--- START ---

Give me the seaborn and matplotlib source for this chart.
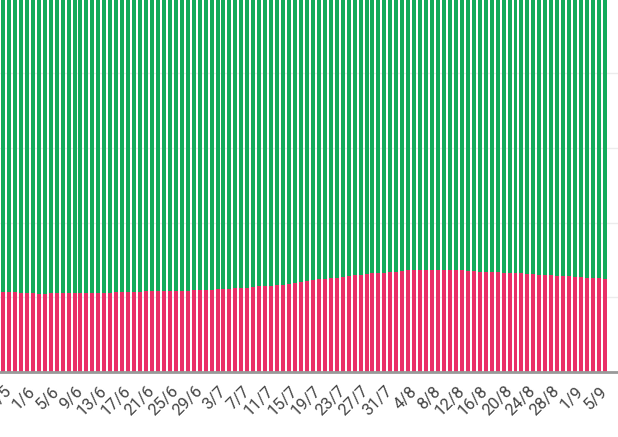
import pandas as pd
import matplotlib.pyplot as plt
import seaborn as sns

# daily share (%) - pink part at the bottom, green fills up to 100
days = pd.date_range("2020-05-27", "2020-09-05", freq="D")
day_labels = [f"{d.day}/{d.month}" for d in days]
pink_share = [
    21.5, 21.5, 21.4, 21.2, 21.1, 21.1, 21.0, 21.0, 21.1, 21.1,
    21.1, 21.2, 21.2, 21.1, 21.2, 21.2, 21.2, 21.1, 21.2, 21.3,
    21.3, 21.4, 21.4, 21.5, 21.6, 21.6, 21.6, 21.7, 21.7, 21.7,
    21.8, 21.8, 21.9, 21.9, 22.0, 22.0, 22.1, 22.2, 22.3, 22.4,
    22.5, 22.6, 22.7, 22.9, 23.0, 23.1, 23.3, 23.4, 23.6, 23.8,
    24.1, 24.4, 24.6, 24.8, 24.9, 25.1, 25.3, 25.5, 25.7, 25.9,
    26.1, 26.2, 26.4, 26.5, 26.6, 26.8, 26.9, 27.0, 27.2, 27.3,
    27.3, 27.3, 27.3, 27.3, 27.3, 27.3, 27.2, 27.2, 27.1, 27.0,
    26.9, 26.9, 26.8, 26.7, 26.6, 26.5, 26.4, 26.4, 26.3, 26.2,
    26.1, 26.0, 25.9, 25.8, 25.7, 25.6, 25.5, 25.4, 25.3, 25.2,
    25.1, 24.9,
]
green_share = [100 - p for p in pink_share]

df = pd.DataFrame({"day": day_labels, "pink": pink_share, "green": green_share})
df["total"] = df["pink"] + df["green"]

PINK = "#ea2f68"
GREEN = "#12ab5b"

sns.set_style("white")
plt.rcParams["font.family"] = ["Roboto", "DejaVu Sans"]

fig = plt.figure(figsize=(6.18, 4.37), dpi=100)
ax = fig.add_axes([0, 0.1487, 1, 0.8547])

sns.barplot(data=df, x="day", y="total", color=GREEN, saturation=1, width=0.67,
            linewidth=0, ax=ax)
sns.barplot(data=df, x="day", y="pink", color=PINK, saturation=1, width=0.67,
            linewidth=0, ax=ax)

ax.set_xlim(-0.503, 103.2)
ax.set_ylim(0, 100)
ax.set_yticks([0, 20, 40, 60, 80, 100])
ax.yaxis.grid(True, color="#ececec", linewidth=1)
ax.set_axisbelow(True)
ax.tick_params(axis="y", left=False, labelleft=False)

for side in ["top", "left", "right"]:
    ax.spines[side].set_visible(False)
ax.spines["bottom"].set_color("#999999")
ax.spines["bottom"].set_linewidth(2)
ax.set_xlabel("")
ax.set_ylabel("")

tick_pos = list(range(1, len(day_labels), 4))
ax.set_xticks(tick_pos, [day_labels[i] for i in tick_pos])
ax.tick_params(axis="x", length=0, pad=12, labelcolor="#444444")
plt.setp(ax.get_xticklabels(), rotation=45, ha="right", va="center",
         rotation_mode="anchor", fontsize=12)

fig.savefig("out.png", dpi=100)
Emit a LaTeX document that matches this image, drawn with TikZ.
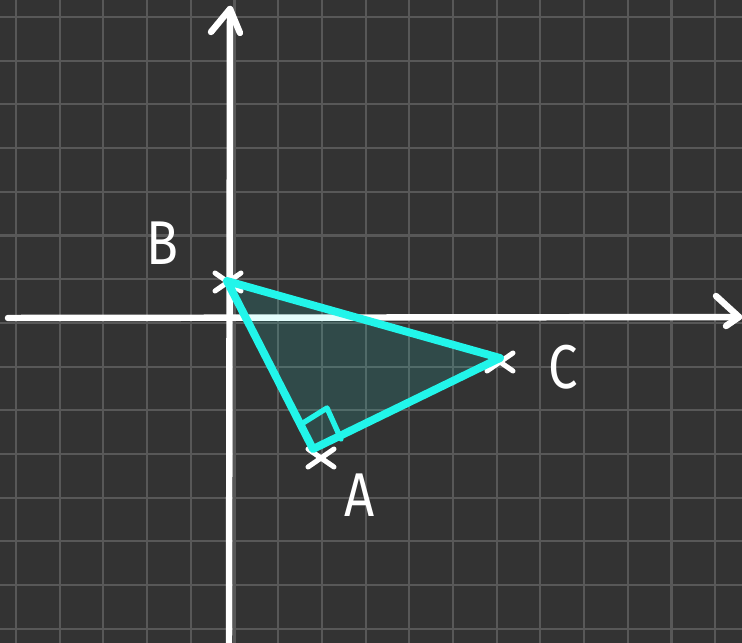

--- END ---

*Exercise task:*
All records above are to be printed exactly, minus the pictures they contain.

*The output:*
Give me the seaborn and matplotlib source for this chart.
import pandas as pd
import matplotlib.pyplot as plt
import seaborn as sns

# daily share (%) - pink part at the bottom, green fills up to 100
days = pd.date_range("2020-05-27", "2020-09-05", freq="D")
day_labels = [f"{d.day}/{d.month}" for d in days]
pink_share = [
    21.5, 21.5, 21.4, 21.2, 21.1, 21.1, 21.0, 21.0, 21.1, 21.1,
    21.1, 21.2, 21.2, 21.1, 21.2, 21.2, 21.2, 21.1, 21.2, 21.3,
    21.3, 21.4, 21.4, 21.5, 21.6, 21.6, 21.6, 21.7, 21.7, 21.7,
    21.8, 21.8, 21.9, 21.9, 22.0, 22.0, 22.1, 22.2, 22.3, 22.4,
    22.5, 22.6, 22.7, 22.9, 23.0, 23.1, 23.3, 23.4, 23.6, 23.8,
    24.1, 24.4, 24.6, 24.8, 24.9, 25.1, 25.3, 25.5, 25.7, 25.9,
    26.1, 26.2, 26.4, 26.5, 26.6, 26.8, 26.9, 27.0, 27.2, 27.3,
    27.3, 27.3, 27.3, 27.3, 27.3, 27.3, 27.2, 27.2, 27.1, 27.0,
    26.9, 26.9, 26.8, 26.7, 26.6, 26.5, 26.4, 26.4, 26.3, 26.2,
    26.1, 26.0, 25.9, 25.8, 25.7, 25.6, 25.5, 25.4, 25.3, 25.2,
    25.1, 24.9,
]
green_share = [100 - p for p in pink_share]

df = pd.DataFrame({"day": day_labels, "pink": pink_share, "green": green_share})
df["total"] = df["pink"] + df["green"]

PINK = "#ea2f68"
GREEN = "#12ab5b"

sns.set_style("white")
plt.rcParams["font.family"] = ["Roboto", "DejaVu Sans"]

fig = plt.figure(figsize=(6.18, 4.37), dpi=100)
ax = fig.add_axes([0, 0.1487, 1, 0.8547])

sns.barplot(data=df, x="day", y="total", color=GREEN, saturation=1, width=0.67,
            linewidth=0, ax=ax)
sns.barplot(data=df, x="day", y="pink", color=PINK, saturation=1, width=0.67,
            linewidth=0, ax=ax)

ax.set_xlim(-0.503, 103.2)
ax.set_ylim(0, 100)
ax.set_yticks([0, 20, 40, 60, 80, 100])
ax.yaxis.grid(True, color="#ececec", linewidth=1)
ax.set_axisbelow(True)
ax.tick_params(axis="y", left=False, labelleft=False)

for side in ["top", "left", "right"]:
    ax.spines[side].set_visible(False)
ax.spines["bottom"].set_color("#999999")
ax.spines["bottom"].set_linewidth(2)
ax.set_xlabel("")
ax.set_ylabel("")

tick_pos = list(range(1, len(day_labels), 4))
ax.set_xticks(tick_pos, [day_labels[i] for i in tick_pos])
ax.tick_params(axis="x", length=0, pad=12, labelcolor="#444444")
plt.setp(ax.get_xticklabels(), rotation=45, ha="right", va="center",
         rotation_mode="anchor", fontsize=12)

fig.savefig("out.png", dpi=100)
Emit a LaTeX document that matches this image, drawn with TikZ.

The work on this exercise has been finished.